I recently ran across a beautiful meditation by Caryll Houselander (one of my faves) in this month’s Magnificat.  This month being dedicated to the Sacred Heart of Jesus, I thought I’d pass it along.  For those who have already read it, I beg your indulgence.  I pray that reading it (again perhaps) and meditating on it will bring you deeper into the love of Christ.

Sacred Heart of Jesus, have mercy on us!  Anne

But the warning is this: do not ask from any human being that which God only can give.  I grant you that God gives himself through human beings and unites himself through human relationships, provided the people involved realize their human relationships as a mutual giving and receiving of Christ-life and the Holy Spirit, and do nothing to frustrate this.  But God does not give himself wholly through any one friend, lover, husband, or what not: I mean rather that although every real friendship is a mutual Christ-giving, no one friend can give God to you so perfectly as completely to satisfy and fill your need for his love.

Human elements enter into every human relationship, and disturb the serenity of them all sometimes.  You see, we all tend to ask from the other human being things that God alone can give and we can only attain by a mutual and conscious turning to God together and accepting from God together whatever suffering is the condition of love – and of course suffering in some measure is the condition of all love and every love…

God’s love for those we love is infinitely greater than our own, and it is as well to remember it, and to remember it especially when he allows things to happen which threaten both their happiness or safety, and ours.

And it is also the ultimate reason why, despite the Christ-giving element in our relationships, they can never be perfect here.  There must be empty places left in our hearts, because the final happiness of both depends upon God himself possessing us completely: once that is achieved, heaven can begin for both, and in heaven of course, unlike here, our friendships will take part, not only imperfectly, in God, but perfectly.

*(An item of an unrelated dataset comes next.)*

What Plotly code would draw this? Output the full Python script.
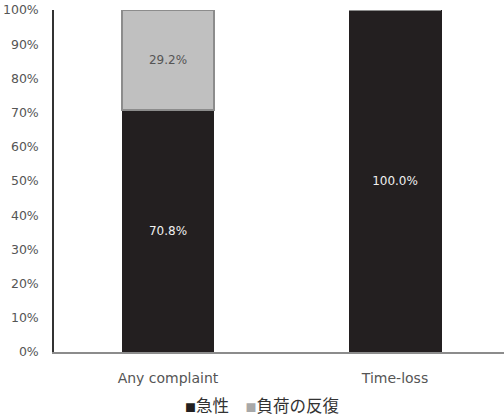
import plotly.graph_objects as go

categories = ["Any complaint", "Time-loss"]
acute = [70.8, 100.0]
repeated = [29.2, 0.0]
series_names = ["急性", "負荷の反復"]
series_colors = ["#231f20", "#c0c0c0"]
tick_vals = [0, 10, 20, 30, 40, 50, 60, 70, 80, 90, 100]
tick_text = [f"{v}%" for v in tick_vals]

CJK = "Noto Sans CJK JP, sans-serif"
LAT = "DejaVu Sans, sans-serif"

fig = go.Figure()
fig.add_trace(go.Bar(
    x=categories, y=acute, name=series_names[0],
    marker=dict(color=series_colors[0], line=dict(color=series_colors[0], width=1)),
    text=[f"{v:.1f}%" for v in acute], textposition="inside",
    insidetextanchor="middle",
    textfont=dict(color="#f0f0f0", size=12, family=LAT),
))
fig.add_trace(go.Bar(
    x=categories, y=repeated, name=series_names[1],
    marker=dict(color=series_colors[1], line=dict(color="#8c8c8c", width=1.5)),
    text=[f"{v:.1f}%" if v > 0 else "" for v in repeated], textposition="inside",
    insidetextanchor="middle",
    textfont=dict(color="#555555", size=12, family=LAT),
))

legend_text = (
    f"<span style='font-size:11px;color:{series_colors[0]}'>■</span>{series_names[0]}"
    f"<span style='font-family:DejaVu Sans'>&#8195;</span>"
    f"<span style='font-size:11px;color:#a8a8a8'>■</span>{series_names[1]}"
)
fig.add_annotation(
    text=legend_text, xref="paper", yref="paper", x=0.464, y=-0.155,
    xanchor="center", yanchor="middle", showarrow=False,
    font=dict(family=CJK, size=16.5, color="#333333"),
)

fig.update_layout(
    barmode="stack",
    bargap=0.595,
    width=504, height=418,
    margin=dict(l=54, r=0, t=10, b=66),
    paper_bgcolor="white", plot_bgcolor="white",
    font=dict(family=LAT, color="#555555", size=12),
    showlegend=False,
    uniformtext=dict(mode="show", minsize=12),
)
fig.update_xaxes(
    range=[-0.502, 1.48], showline=True, linecolor="#8c8c8c", linewidth=1.5,
    ticks="", ticklabelstandoff=12, tickfont=dict(size=14, color="#555555", family=LAT),
    showgrid=False,
)
fig.update_yaxes(
    range=[0, 100], tickvals=tick_vals, ticktext=tick_text,
    showline=True, linecolor="#333333", linewidth=1.5, showgrid=False,
    ticks="", ticklabelstandoff=11, tickfont=dict(size=12.5, color="#555555", family=LAT),
    zeroline=False,
)

fig.write_html("out.html")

That, however, won’t happen here; so while thanking God for the joy and miracle of your new friendships, do not demand perfection of them, and do not be disappointed when trials arise.  Actually, but for the failure of other relationships in your life, and for the suffering you have had through them, which, by the by, you have borne with magnificent fortitude and sweetness, but for those things you would not now be ready, fashioned as it were by the hammer of God.  (Magnificat, June 2012, Vol. 14, No. 4 – p. 189-190)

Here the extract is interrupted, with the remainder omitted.